Holiness is to be set apart in order to stand out. It is not to be set apart to be cut off and removed. You are to be holy to me because I, the Lord, am holy, and I have set you apart from the nations to be my own (Lev. 20:26). Jesus came to seek and save the lost and He now does the same thing through His Church by calling them to walk, speak and act the way He did. The Church is the place where formation takes place. It is the quarry that we read of in the Old Testament (1 Kings 6:7) where we are being chiselled and changed into the likeness of God. Right here in the worship, in the preaching of the Word, life is appearing, Christ is taking shape and form in you as you hear, and you are changed.
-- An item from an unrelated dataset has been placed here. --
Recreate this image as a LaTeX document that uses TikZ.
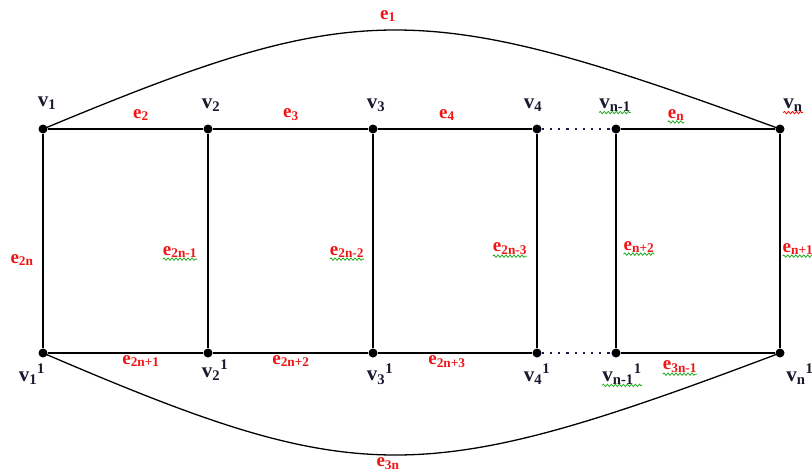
\documentclass[tikz,border=0pt]{standalone}
\usepackage{fontspec}
\setmainfont{Liberation Serif}
\usetikzlibrary{decorations.pathmorphing}
\definecolor{vcol}{RGB}{25,25,45}
\definecolor{ecol}{RGB}{240,20,20}
\definecolor{sqg}{RGB}{40,170,40}
\definecolor{dotcol}{RGB}{20,30,80}
\tikzset{
  vtx/.style={circle,fill=black,inner sep=0pt,minimum size=9pt},
  vlab/.style={text=vcol,font=\fontsize{21}{23}\selectfont\bfseries,inner sep=0pt},
  elab/.style={text=ecol,font=\fontsize{19}{21}\selectfont\bfseries,inner sep=0pt},
  edge/.style={draw=black,line width=1.5pt},
  dots/.style={draw=dotcol,line width=2.2pt,dash pattern=on 2.2pt off 6pt},
  squig/.style={draw=sqg,line width=0.8pt,decorate,decoration={snake,amplitude=1.2pt,segment length=4pt}},
  squigr/.style={squig,draw=red}
}
\begin{document}
\begin{tikzpicture}[x=1pt,y=-1pt]
\useasboundingbox (0,0) rectangle (812,475);
% vertices
\node[vtx] (v1) at (43,129) {};
\node[vtx] (v2) at (208,129) {};
\node[vtx] (v3) at (373,129) {};
\node[vtx] (v4) at (537,129) {};
\node[vtx] (vm) at (616,129) {};
\node[vtx] (vn) at (780,129) {};
\node[vtx] (w1) at (43,353) {};
\node[vtx] (w2) at (208,353) {};
\node[vtx] (w3) at (373,353) {};
\node[vtx] (w4) at (537,353) {};
\node[vtx] (wm) at (616,353) {};
\node[vtx] (wn) at (780,353) {};
% edges
\draw[edge] (v1) -- (v2) -- (v3) -- (v4);
\draw[edge] (vm) -- (vn);
\draw[edge] (w1) -- (w2) -- (w3) -- (w4);
\draw[edge] (wm) -- (wn);
\draw[dots] (v4) -- (vm);
\draw[dots] (w4) -- (wm);
\foreach \a/\b in {v1/w1,v2/w2,v3/w3,v4/w4,vm/wm,vn/wn} \draw[edge] (\a) -- (\b);
\draw[edge,line width=1.3pt] (v1.center) .. controls (360,-3) and (420,-3) .. (vn.center);
\draw[edge,line width=1.3pt] (w1.center) .. controls (360,489) and (420,489) .. (wn.center);
% vertex labels
\node[vlab] (lv1) at (47,103) {v\textsubscript{1}};
\node[vlab] (lv2) at (211,105) {v\textsubscript{2}};
\node[vlab] (lv3) at (376,105) {v\textsubscript{3}};
\node[vlab] (lv4) at (533,105) {v\textsubscript{4}};
\node[vlab] (lvm) at (615,105) {v\textsubscript{n-1}};
\node[vlab] (lvn) at (793,105) {v\textsubscript{n}};
\node[vlab] (lw1) at (32,374) {v\textsubscript{1}\textsuperscript{1}};
\node[vlab] (lw2) at (215,370) {v\textsubscript{2}\textsuperscript{1}};
\node[vlab] (lw3) at (380,374) {v\textsubscript{3}\textsuperscript{1}};
\node[vlab] (lw4) at (537,374) {v\textsubscript{4}\textsuperscript{1}};
\node[vlab] (lwm) at (622,374) {v\textsubscript{n-1}\textsuperscript{1}};
\node[vlab] (lwn) at (800,374) {v\textsubscript{n}\textsuperscript{1}};
% edge labels
\node[elab] (le1) at (388,16) {e\textsubscript{1}};
\node[elab] (le2) at (141,115) {e\textsubscript{2}};
\node[elab] (le3) at (291,115) {e\textsubscript{3}};
\node[elab] (le4) at (447,115) {e\textsubscript{4}};
\node[elab] (len) at (676,115) {e\textsubscript{n}};
\node[elab] (le2n) at (22,260) {e\textsubscript{2n}};
\node[elab] (le2n1) at (180,252) {e\textsubscript{2n-1}};
\node[elab] (le2n2) at (347,252) {e\textsubscript{2n-2}};
\node[elab] (le2n3) at (510,249) {e\textsubscript{2n-3}};
\node[elab] (len2) at (639,247) {e\textsubscript{n+2}};
\node[elab] (len1) at (798,249) {e\textsubscript{n+1}};
\node[elab] (le2p1) at (141,361) {e\textsubscript{2n+1}};
\node[elab] (le2p2) at (291,361) {e\textsubscript{2n+2}};
\node[elab] (le2p3) at (447,362) {e\textsubscript{2n+3}};
\node[elab] (le3m) at (680,367) {e\textsubscript{3n-1}};
\node[elab] (le3n) at (388,464) {e\textsubscript{3n}};
% spell-check squiggles
\draw[squig] ([yshift=-1pt]lvm.south west) -- ([yshift=-1pt]lvm.south east);
\draw[squigr] ([yshift=-1pt]lvn.south west) -- ([yshift=-1pt]lvn.south east);
\draw[squig] ([yshift=-1pt]len.south west) -- ([yshift=-1pt]len.south east);
\draw[squig] ([yshift=-1pt]le2n1.south west) -- ([yshift=-1pt]le2n1.south east);
\draw[squig] ([yshift=-1pt]le2n2.south west) -- ([yshift=-1pt]le2n2.south east);
\draw[squig] ([yshift=-1pt]le2n3.south west) -- ([yshift=-1pt]le2n3.south east);
\draw[squig] ([yshift=-1pt]len2.south west) -- ([yshift=-1pt]len2.south east);
\draw[squig] ([yshift=-1pt]len1.south west) -- ([yshift=-1pt]len1.south east);
\draw[squig] ([yshift=-1pt]lwm.south west) -- ([yshift=-1pt]lwm.south east);
\draw[squig] ([yshift=-1pt]le3m.south west) -- ([yshift=-1pt]le3m.south east);
\end{tikzpicture}
\end{document}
Too many churches are focused on trying to grow the churches instead of forming Christ in the congregations. It destroys the inner desire for life because all you focus on is happiness. When we talk about formation, and Christ’s life appearing, we are talking about an adventure in faith. You cannot predict it, you can prescribe it, you just have to follow it; it is simple obedience to God’s Word. When you follow God you follow the way of righteousness, not the way of entertainment. (Matt. 5:10). Church matters when Christ takes shape in His body; no one can afford to ignore that.
Jesus who was from the beginning entered into creative reality to sacrifice Himself so that He could save the world. He came in bodily form and walked among men and now Jesus still lives in bodily form through the Church, through you and through me. The world needs to look at the Church and not see institutional or organizational success. They need to see broken people who are dedicated to holiness, not because it is a good idea but because we serve a God who chose us. We did not make it up, He chose us. We inherit faith. It is a gift to us. We accept it for its fullness. We can only accept God because He is God and not simply because we need help. Church is Christ in His people and it is God’s idea.